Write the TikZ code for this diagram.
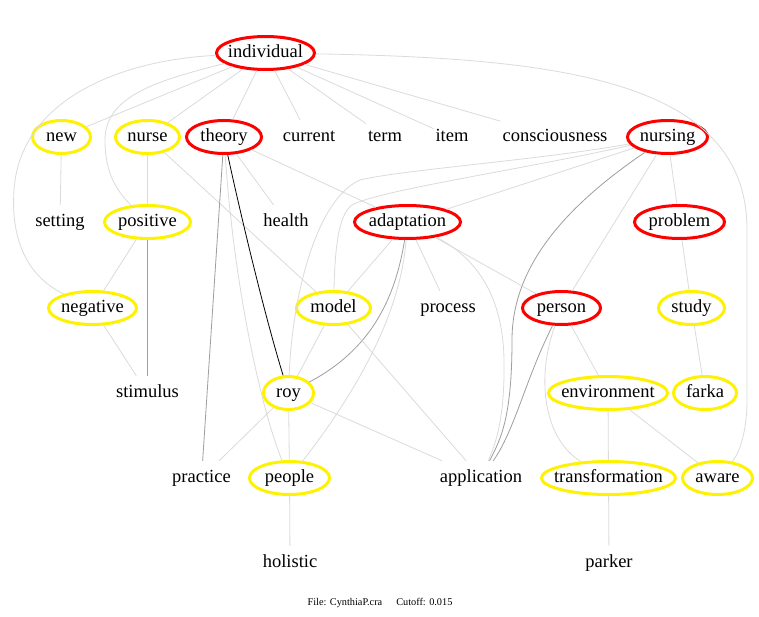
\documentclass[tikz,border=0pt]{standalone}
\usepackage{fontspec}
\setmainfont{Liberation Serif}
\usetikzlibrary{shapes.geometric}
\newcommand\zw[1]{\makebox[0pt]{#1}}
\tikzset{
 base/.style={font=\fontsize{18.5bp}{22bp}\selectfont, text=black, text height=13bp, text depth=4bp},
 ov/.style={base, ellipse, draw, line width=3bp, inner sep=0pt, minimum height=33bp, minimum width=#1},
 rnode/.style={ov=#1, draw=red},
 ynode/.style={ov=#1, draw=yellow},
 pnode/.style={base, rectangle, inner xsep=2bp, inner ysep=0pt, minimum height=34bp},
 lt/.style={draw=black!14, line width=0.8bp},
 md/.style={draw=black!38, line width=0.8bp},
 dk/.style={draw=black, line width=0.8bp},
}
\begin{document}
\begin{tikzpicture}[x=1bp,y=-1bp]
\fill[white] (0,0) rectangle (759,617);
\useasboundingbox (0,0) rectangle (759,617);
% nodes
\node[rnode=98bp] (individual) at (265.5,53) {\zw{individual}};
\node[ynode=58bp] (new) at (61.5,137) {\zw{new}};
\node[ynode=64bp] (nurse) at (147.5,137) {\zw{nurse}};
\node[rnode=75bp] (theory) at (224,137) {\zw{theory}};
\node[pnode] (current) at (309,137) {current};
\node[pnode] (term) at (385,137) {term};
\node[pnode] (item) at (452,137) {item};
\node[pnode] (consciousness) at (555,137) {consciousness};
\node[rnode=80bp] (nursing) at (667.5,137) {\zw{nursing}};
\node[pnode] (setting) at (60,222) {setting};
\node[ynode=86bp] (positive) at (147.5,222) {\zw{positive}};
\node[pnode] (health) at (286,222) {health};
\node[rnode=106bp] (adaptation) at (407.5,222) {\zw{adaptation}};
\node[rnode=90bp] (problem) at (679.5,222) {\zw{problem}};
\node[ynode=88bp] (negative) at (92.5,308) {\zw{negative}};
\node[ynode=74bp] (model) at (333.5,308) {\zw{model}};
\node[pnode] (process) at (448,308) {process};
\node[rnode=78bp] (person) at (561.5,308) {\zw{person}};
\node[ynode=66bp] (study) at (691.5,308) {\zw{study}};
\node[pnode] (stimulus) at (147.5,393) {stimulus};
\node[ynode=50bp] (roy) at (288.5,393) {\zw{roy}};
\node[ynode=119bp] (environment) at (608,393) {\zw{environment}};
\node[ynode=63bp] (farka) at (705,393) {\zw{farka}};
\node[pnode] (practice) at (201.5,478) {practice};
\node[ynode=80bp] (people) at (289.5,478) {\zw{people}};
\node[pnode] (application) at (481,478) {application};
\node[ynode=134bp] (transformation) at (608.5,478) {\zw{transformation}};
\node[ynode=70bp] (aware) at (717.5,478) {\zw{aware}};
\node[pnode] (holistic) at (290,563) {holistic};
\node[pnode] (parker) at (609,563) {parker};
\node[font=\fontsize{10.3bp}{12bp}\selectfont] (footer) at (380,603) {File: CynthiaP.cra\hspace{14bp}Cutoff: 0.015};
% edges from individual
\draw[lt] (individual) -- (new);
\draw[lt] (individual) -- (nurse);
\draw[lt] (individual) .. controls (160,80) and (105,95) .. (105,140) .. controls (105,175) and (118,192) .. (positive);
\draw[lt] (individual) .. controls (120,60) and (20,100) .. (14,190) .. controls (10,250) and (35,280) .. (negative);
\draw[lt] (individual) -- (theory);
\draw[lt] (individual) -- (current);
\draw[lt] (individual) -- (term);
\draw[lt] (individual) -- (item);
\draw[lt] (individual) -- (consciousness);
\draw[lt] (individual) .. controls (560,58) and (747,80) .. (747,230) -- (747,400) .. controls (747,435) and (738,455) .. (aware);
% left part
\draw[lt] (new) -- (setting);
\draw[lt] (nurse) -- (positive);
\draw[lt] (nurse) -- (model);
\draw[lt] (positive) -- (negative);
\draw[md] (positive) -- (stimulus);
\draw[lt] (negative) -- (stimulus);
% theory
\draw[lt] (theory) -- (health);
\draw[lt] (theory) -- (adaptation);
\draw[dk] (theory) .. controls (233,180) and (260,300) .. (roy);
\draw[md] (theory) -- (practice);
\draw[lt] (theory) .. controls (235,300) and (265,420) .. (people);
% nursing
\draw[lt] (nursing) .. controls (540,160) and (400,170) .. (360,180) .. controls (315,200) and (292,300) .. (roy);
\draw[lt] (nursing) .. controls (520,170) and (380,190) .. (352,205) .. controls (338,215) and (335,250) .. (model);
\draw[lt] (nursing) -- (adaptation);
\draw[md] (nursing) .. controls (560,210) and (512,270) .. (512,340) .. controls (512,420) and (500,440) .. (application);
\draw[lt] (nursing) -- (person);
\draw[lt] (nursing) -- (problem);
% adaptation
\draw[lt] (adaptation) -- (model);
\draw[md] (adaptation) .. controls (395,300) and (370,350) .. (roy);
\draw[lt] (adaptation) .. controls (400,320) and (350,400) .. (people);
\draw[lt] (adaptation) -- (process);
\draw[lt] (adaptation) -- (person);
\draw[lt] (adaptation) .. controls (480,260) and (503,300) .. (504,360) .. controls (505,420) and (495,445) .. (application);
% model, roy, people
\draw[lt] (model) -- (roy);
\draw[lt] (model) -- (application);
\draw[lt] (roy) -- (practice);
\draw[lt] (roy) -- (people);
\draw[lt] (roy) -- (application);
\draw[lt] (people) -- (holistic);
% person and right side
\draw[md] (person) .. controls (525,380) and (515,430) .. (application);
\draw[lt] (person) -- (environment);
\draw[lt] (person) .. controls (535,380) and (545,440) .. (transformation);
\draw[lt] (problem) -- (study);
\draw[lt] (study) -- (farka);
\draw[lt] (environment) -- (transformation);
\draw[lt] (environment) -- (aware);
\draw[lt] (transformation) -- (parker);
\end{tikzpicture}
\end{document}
****************************************
#### [Exercise]
The listing above needs to be output again exactly. Don't include the pictures.

#### [Result below]
Write the TikZ code for this diagram.
\documentclass[tikz,border=0pt]{standalone}
\usepackage{fontspec}
\setmainfont{Liberation Serif}
\usetikzlibrary{shapes.geometric}
\newcommand\zw[1]{\makebox[0pt]{#1}}
\tikzset{
 base/.style={font=\fontsize{18.5bp}{22bp}\selectfont, text=black, text height=13bp, text depth=4bp},
 ov/.style={base, ellipse, draw, line width=3bp, inner sep=0pt, minimum height=33bp, minimum width=#1},
 rnode/.style={ov=#1, draw=red},
 ynode/.style={ov=#1, draw=yellow},
 pnode/.style={base, rectangle, inner xsep=2bp, inner ysep=0pt, minimum height=34bp},
 lt/.style={draw=black!14, line width=0.8bp},
 md/.style={draw=black!38, line width=0.8bp},
 dk/.style={draw=black, line width=0.8bp},
}
\begin{document}
\begin{tikzpicture}[x=1bp,y=-1bp]
\fill[white] (0,0) rectangle (759,617);
\useasboundingbox (0,0) rectangle (759,617);
% nodes
\node[rnode=98bp] (individual) at (265.5,53) {\zw{individual}};
\node[ynode=58bp] (new) at (61.5,137) {\zw{new}};
\node[ynode=64bp] (nurse) at (147.5,137) {\zw{nurse}};
\node[rnode=75bp] (theory) at (224,137) {\zw{theory}};
\node[pnode] (current) at (309,137) {current};
\node[pnode] (term) at (385,137) {term};
\node[pnode] (item) at (452,137) {item};
\node[pnode] (consciousness) at (555,137) {consciousness};
\node[rnode=80bp] (nursing) at (667.5,137) {\zw{nursing}};
\node[pnode] (setting) at (60,222) {setting};
\node[ynode=86bp] (positive) at (147.5,222) {\zw{positive}};
\node[pnode] (health) at (286,222) {health};
\node[rnode=106bp] (adaptation) at (407.5,222) {\zw{adaptation}};
\node[rnode=90bp] (problem) at (679.5,222) {\zw{problem}};
\node[ynode=88bp] (negative) at (92.5,308) {\zw{negative}};
\node[ynode=74bp] (model) at (333.5,308) {\zw{model}};
\node[pnode] (process) at (448,308) {process};
\node[rnode=78bp] (person) at (561.5,308) {\zw{person}};
\node[ynode=66bp] (study) at (691.5,308) {\zw{study}};
\node[pnode] (stimulus) at (147.5,393) {stimulus};
\node[ynode=50bp] (roy) at (288.5,393) {\zw{roy}};
\node[ynode=119bp] (environment) at (608,393) {\zw{environment}};
\node[ynode=63bp] (farka) at (705,393) {\zw{farka}};
\node[pnode] (practice) at (201.5,478) {practice};
\node[ynode=80bp] (people) at (289.5,478) {\zw{people}};
\node[pnode] (application) at (481,478) {application};
\node[ynode=134bp] (transformation) at (608.5,478) {\zw{transformation}};
\node[ynode=70bp] (aware) at (717.5,478) {\zw{aware}};
\node[pnode] (holistic) at (290,563) {holistic};
\node[pnode] (parker) at (609,563) {parker};
\node[font=\fontsize{10.3bp}{12bp}\selectfont] (footer) at (380,603) {File: CynthiaP.cra\hspace{14bp}Cutoff: 0.015};
% edges from individual
\draw[lt] (individual) -- (new);
\draw[lt] (individual) -- (nurse);
\draw[lt] (individual) .. controls (160,80) and (105,95) .. (105,140) .. controls (105,175) and (118,192) .. (positive);
\draw[lt] (individual) .. controls (120,60) and (20,100) .. (14,190) .. controls (10,250) and (35,280) .. (negative);
\draw[lt] (individual) -- (theory);
\draw[lt] (individual) -- (current);
\draw[lt] (individual) -- (term);
\draw[lt] (individual) -- (item);
\draw[lt] (individual) -- (consciousness);
\draw[lt] (individual) .. controls (560,58) and (747,80) .. (747,230) -- (747,400) .. controls (747,435) and (738,455) .. (aware);
% left part
\draw[lt] (new) -- (setting);
\draw[lt] (nurse) -- (positive);
\draw[lt] (nurse) -- (model);
\draw[lt] (positive) -- (negative);
\draw[md] (positive) -- (stimulus);
\draw[lt] (negative) -- (stimulus);
% theory
\draw[lt] (theory) -- (health);
\draw[lt] (theory) -- (adaptation);
\draw[dk] (theory) .. controls (233,180) and (260,300) .. (roy);
\draw[md] (theory) -- (practice);
\draw[lt] (theory) .. controls (235,300) and (265,420) .. (people);
% nursing
\draw[lt] (nursing) .. controls (540,160) and (400,170) .. (360,180) .. controls (315,200) and (292,300) .. (roy);
\draw[lt] (nursing) .. controls (520,170) and (380,190) .. (352,205) .. controls (338,215) and (335,250) .. (model);
\draw[lt] (nursing) -- (adaptation);
\draw[md] (nursing) .. controls (560,210) and (512,270) .. (512,340) .. controls (512,420) and (500,440) .. (application);
\draw[lt] (nursing) -- (person);
\draw[lt] (nursing) -- (problem);
% adaptation
\draw[lt] (adaptation) -- (model);
\draw[md] (adaptation) .. controls (395,300) and (370,350) .. (roy);
\draw[lt] (adaptation) .. controls (400,320) and (350,400) .. (people);
\draw[lt] (adaptation) -- (process);
\draw[lt] (adaptation) -- (person);
\draw[lt] (adaptation) .. controls (480,260) and (503,300) .. (504,360) .. controls (505,420) and (495,445) .. (application);
% model, roy, people
\draw[lt] (model) -- (roy);
\draw[lt] (model) -- (application);
\draw[lt] (roy) -- (practice);
\draw[lt] (roy) -- (people);
\draw[lt] (roy) -- (application);
\draw[lt] (people) -- (holistic);
% person and right side
\draw[md] (person) .. controls (525,380) and (515,430) .. (application);
\draw[lt] (person) -- (environment);
\draw[lt] (person) .. controls (535,380) and (545,440) .. (transformation);
\draw[lt] (problem) -- (study);
\draw[lt] (study) -- (farka);
\draw[lt] (environment) -- (transformation);
\draw[lt] (environment) -- (aware);
\draw[lt] (transformation) -- (parker);
\end{tikzpicture}
\end{document}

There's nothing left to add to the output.